When Payam Fahr became the owner of the Sears Catalog house that had belonged to his mother for three decades, his first priority was to rescue the Ashton Heights bungalow from the brink of condemnation. In October 2015, just a few months after he had made the place habitable enough to move in, he received a notice of violation from an Arlington code enforcement inspector. But the problem had nothing to do with his recent renovations, the vast majority of which were internal. A woodpecker had poked a hole in one of the pylons holding up his front porch, leaving it chipped and the paint peeling.
Taking a closer look, Fahr realized that the wooden porch columns were rotting, so he decided to replace them altogether with new ones—the same size—made of a more durable composite fiberglass. “I wanted to make an investment that would surely outlast the house,” says Fahr, a mechanical engineer. He soon learned that this seemingly basic repair job would require a crash course on the Catch-22 that is the county’s zoning ordinance as it applies to a large share of Arlington’s older homes.
Fourteen months later the new columns still lay in his yard awaiting installation due to a permitting holdup. It turned out that Fahr’s porch—which had been built along with the house in 1920—was closer to the curb than the rules allow. Getting permission to replace its pylons required a building permit. But before he could get a building permit, the county’s zoning office told him he needed a use permit from Arlington’s Board of Zoning Appeals (BZA) that would essentially grant an exception to the rules about curb distance. And to obtain the use permit, he needed to commission and submit professional drawings, pay a fee and then wait several months to plead his case at a BZA hearing.
That wasn’t the end of it. The process of applying for the necessary permits revealed other zoning issues on his property, including a shed and an air-conditioning unit that the authorities deemed too close to his lot’s outer edges. His use permit was contingent on rectifying those problems as well.
“It’s a very steep learning curve. I had to take off work four or five times,” says Fahr, whose house has only 960 square feet of living space, but is worth about $675,000 due to its prime location near the Virginia Square Metro station. “I had to get the plat done three times. It’s as if the right hand doesn’t know what the left hand is doing. You can get punished for doing things the right way.”

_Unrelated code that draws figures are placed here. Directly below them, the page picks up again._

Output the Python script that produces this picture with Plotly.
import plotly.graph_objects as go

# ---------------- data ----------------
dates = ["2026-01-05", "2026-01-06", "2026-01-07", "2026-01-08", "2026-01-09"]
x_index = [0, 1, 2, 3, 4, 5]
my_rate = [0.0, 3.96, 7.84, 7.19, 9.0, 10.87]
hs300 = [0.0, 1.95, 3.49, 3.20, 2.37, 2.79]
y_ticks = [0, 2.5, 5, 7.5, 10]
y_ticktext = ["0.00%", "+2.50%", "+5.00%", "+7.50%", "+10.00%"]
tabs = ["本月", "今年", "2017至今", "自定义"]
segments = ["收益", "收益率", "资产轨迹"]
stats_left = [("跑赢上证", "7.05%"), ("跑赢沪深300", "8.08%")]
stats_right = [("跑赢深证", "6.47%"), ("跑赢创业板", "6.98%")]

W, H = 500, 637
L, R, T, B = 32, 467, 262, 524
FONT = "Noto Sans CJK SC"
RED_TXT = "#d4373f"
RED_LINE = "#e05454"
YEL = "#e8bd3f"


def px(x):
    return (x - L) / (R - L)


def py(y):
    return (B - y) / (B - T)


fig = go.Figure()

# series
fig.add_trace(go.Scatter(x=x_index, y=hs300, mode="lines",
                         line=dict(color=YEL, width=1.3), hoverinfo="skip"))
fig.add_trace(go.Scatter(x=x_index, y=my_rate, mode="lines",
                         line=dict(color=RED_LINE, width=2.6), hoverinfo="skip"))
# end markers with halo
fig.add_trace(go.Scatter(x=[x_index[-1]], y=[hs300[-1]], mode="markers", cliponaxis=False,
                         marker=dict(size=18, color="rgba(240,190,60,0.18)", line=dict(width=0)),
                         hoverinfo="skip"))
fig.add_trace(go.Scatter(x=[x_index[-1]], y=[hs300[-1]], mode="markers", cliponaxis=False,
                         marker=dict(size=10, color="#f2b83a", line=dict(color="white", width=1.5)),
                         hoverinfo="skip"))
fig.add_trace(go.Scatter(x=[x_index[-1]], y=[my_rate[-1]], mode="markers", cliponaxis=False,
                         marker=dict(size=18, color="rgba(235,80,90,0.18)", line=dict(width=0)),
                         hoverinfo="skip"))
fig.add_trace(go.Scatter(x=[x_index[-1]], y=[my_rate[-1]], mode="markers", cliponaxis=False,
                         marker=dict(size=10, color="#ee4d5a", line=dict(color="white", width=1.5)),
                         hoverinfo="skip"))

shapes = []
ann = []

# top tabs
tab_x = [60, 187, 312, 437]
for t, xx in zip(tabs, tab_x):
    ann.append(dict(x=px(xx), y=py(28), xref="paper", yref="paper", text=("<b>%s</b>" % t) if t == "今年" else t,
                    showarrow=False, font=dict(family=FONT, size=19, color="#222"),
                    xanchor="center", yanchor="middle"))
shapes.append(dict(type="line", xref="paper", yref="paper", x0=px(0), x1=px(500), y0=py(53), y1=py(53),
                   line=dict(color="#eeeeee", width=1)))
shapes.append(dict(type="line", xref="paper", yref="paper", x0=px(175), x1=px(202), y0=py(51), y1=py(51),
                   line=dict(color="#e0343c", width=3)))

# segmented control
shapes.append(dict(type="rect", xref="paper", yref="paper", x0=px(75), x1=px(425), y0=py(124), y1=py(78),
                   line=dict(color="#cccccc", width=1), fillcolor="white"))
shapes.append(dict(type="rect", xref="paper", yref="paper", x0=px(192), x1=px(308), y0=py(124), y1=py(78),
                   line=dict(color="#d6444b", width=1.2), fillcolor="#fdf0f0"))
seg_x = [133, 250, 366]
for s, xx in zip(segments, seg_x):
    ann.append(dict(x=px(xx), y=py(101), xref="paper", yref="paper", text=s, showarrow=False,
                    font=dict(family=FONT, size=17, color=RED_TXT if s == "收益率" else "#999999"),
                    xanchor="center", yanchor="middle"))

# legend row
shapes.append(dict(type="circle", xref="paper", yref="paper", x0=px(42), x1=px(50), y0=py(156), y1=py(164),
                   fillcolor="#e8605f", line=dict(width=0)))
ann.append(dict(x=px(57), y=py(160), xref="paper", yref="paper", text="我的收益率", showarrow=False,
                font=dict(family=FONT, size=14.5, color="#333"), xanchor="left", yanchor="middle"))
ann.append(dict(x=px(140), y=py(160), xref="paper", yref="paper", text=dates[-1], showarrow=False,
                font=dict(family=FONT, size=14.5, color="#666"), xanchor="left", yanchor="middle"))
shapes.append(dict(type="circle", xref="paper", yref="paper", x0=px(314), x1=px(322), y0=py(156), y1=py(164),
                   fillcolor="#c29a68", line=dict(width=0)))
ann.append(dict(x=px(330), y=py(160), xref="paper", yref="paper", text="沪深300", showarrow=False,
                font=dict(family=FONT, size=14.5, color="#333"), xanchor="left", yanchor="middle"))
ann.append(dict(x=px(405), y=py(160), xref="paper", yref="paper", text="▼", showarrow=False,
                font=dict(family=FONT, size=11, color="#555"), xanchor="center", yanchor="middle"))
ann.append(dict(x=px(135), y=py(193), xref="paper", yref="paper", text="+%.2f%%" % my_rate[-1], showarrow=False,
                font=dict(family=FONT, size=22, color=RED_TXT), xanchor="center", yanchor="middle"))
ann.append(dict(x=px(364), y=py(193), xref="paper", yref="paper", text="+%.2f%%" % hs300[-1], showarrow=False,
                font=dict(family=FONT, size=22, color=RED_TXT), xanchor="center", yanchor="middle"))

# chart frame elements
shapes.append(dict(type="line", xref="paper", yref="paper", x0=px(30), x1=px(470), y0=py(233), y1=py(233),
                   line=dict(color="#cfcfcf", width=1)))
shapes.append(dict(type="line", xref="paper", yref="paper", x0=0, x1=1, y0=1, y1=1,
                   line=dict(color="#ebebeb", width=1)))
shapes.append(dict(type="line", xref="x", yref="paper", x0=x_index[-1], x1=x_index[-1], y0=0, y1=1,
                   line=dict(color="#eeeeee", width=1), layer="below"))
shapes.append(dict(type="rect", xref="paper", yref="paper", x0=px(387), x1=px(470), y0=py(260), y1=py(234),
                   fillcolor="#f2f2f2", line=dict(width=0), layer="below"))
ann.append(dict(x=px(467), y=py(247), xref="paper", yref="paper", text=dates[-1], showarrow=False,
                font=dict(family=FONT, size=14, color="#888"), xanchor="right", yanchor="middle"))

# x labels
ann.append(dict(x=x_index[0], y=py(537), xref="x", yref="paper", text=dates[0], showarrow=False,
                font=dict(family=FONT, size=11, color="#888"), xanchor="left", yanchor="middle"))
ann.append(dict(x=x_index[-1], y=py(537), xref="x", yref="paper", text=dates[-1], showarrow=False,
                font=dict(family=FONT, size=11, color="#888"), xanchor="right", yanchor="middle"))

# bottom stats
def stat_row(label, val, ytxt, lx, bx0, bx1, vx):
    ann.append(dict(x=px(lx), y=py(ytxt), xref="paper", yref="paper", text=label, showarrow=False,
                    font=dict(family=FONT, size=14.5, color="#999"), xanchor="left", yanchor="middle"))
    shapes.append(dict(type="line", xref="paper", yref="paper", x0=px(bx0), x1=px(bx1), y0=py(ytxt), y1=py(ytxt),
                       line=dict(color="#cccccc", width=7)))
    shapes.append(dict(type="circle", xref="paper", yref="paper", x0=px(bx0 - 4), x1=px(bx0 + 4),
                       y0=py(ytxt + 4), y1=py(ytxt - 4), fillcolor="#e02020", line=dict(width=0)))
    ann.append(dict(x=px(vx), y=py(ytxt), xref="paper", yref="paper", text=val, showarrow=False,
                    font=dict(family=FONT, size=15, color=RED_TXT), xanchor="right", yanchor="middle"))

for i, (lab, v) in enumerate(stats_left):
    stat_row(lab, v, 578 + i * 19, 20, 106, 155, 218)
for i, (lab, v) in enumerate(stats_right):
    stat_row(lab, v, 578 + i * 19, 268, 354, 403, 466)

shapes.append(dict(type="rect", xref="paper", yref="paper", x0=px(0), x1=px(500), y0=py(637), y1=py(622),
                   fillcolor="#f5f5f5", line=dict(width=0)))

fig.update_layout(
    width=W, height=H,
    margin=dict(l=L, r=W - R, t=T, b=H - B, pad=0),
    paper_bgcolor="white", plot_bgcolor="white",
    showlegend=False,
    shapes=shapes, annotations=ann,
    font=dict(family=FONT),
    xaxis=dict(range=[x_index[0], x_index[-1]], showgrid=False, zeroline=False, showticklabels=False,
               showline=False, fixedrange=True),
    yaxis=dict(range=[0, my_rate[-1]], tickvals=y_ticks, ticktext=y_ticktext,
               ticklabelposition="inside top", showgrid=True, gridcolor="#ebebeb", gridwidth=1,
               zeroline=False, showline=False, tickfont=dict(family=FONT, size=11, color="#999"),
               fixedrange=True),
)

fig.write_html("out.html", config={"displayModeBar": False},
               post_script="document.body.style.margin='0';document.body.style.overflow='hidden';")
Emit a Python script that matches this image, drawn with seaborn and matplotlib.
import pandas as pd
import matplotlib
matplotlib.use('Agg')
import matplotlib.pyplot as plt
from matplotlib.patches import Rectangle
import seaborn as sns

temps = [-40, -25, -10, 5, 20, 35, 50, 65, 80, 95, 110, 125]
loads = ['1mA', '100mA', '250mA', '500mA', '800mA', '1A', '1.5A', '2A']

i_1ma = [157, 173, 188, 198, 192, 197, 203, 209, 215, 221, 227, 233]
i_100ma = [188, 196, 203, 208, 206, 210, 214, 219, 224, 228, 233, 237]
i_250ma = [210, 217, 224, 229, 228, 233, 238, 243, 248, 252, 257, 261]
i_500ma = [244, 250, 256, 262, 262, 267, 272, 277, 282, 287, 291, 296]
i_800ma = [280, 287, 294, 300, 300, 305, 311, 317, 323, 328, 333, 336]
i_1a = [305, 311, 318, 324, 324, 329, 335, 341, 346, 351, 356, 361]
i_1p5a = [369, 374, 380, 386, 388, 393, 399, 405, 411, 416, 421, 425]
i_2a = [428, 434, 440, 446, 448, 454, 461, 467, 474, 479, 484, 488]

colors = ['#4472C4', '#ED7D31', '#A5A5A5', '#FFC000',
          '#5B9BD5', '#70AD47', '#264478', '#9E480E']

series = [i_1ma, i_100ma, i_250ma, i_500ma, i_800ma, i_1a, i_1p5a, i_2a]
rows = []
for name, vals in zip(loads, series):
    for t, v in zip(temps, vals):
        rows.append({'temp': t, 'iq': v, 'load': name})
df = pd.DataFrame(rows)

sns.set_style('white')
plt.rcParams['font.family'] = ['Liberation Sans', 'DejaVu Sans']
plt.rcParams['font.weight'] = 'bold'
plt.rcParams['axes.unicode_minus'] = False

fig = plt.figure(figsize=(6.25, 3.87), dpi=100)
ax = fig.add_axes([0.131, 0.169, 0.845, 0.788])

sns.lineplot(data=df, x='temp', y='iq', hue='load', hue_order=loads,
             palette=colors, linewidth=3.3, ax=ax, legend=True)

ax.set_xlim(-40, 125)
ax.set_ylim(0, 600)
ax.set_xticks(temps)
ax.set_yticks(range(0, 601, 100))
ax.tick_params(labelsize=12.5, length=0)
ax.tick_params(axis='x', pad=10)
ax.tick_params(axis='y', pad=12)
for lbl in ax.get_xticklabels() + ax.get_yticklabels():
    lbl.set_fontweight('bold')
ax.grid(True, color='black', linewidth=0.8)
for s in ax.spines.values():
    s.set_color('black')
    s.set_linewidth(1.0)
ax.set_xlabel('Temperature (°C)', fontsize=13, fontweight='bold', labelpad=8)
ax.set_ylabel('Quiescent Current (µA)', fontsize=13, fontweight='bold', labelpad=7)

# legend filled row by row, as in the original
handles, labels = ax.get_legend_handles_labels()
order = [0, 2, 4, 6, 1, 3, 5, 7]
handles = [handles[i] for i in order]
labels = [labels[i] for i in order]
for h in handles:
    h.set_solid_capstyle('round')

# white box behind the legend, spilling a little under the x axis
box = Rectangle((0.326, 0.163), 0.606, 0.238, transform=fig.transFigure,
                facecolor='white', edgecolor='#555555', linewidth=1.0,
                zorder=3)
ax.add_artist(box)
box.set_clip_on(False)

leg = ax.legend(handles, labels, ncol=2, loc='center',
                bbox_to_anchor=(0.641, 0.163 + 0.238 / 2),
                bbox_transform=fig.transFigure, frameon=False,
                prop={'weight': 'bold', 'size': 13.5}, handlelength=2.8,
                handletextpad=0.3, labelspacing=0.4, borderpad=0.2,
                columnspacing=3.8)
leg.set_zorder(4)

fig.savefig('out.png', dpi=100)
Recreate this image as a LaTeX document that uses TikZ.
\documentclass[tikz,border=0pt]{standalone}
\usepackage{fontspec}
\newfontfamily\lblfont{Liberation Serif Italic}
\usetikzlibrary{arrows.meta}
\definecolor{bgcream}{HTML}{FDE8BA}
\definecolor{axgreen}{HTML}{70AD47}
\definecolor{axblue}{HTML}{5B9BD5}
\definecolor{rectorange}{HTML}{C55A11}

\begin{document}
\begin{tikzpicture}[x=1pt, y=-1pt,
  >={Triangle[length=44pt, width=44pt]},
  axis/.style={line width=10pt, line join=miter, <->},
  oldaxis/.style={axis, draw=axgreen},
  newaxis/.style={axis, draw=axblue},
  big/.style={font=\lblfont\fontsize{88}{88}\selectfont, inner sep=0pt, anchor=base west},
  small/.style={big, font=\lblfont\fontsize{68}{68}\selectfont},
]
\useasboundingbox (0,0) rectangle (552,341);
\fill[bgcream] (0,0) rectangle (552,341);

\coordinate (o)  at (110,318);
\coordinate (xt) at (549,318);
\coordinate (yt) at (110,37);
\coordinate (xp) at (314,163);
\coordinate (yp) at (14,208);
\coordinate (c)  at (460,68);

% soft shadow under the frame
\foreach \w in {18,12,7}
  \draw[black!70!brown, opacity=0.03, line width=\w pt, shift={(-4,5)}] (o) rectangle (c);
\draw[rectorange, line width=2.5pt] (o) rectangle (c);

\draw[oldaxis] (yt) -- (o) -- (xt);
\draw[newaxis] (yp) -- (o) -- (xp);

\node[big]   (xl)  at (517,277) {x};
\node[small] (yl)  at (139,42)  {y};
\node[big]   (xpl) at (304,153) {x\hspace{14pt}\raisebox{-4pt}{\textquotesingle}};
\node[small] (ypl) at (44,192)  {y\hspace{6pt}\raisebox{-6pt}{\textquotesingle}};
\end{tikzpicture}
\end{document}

Fahr’s experience is hardly unique. About half of Arlington’s 27,500 detached single-family homes were built before the county overhauled its zoning ordinance in 1950, and therein lies the rub, says Arlington real estate lawyer Barnes Lawson. The revised regulations set standards that were at odds with much of the county’s existing housing stock, thus planting the seeds for procedural headaches that plague well-meaning homeowners to this day.
For example, the 1950 ordinance revamp established a 5,000-square-foot minimum lot size (a little more than a tenth of an acre) for residential properties. As of 2005, roughly 1 in 5 single-family homes in Arlington were situated on lots that are considered “nonconforming” because they are too small by the ordinance’s standards, according to the county’s own data.
The same ordinance decreed that single-family-home lots must be at least 60 feet wide—a move that consigned many of the houses in Arlington’s older, more compact neighborhoods to nonconformity. Fahr’s lot in Ashton Heights is one such offender: It spans only 35 feet from one side to the other.
Other zoning changes enacted in 1950 rendered thousands of existing Arlington houses too close to the curb, or too close to their side and rear fence lines, or lacking sufficient “frontage.” Countless more Arlington properties have fallen out of sync with the rules in recent decades through renovations and additions.
Owners of nonconforming homes are free to live in or sell their properties. But as hundreds of residents like Fahr have discovered the hard way, this de facto grandfathering has limitations where home improvements come into play. When the balcony railings, front steps or porch columns of a nonconforming home begin to deteriorate after decades of wear and tear, its owners must make unsavory choices. Do nothing and risk paying a fine for a crumbling structure that poses a safety hazard. Skip the proper permitting channels on a home repair project and face the possibility of having to pay a penalty and start over. Or suck it up and navigate the bureaucracy that is required for “new construction” that can objectively look like anything but.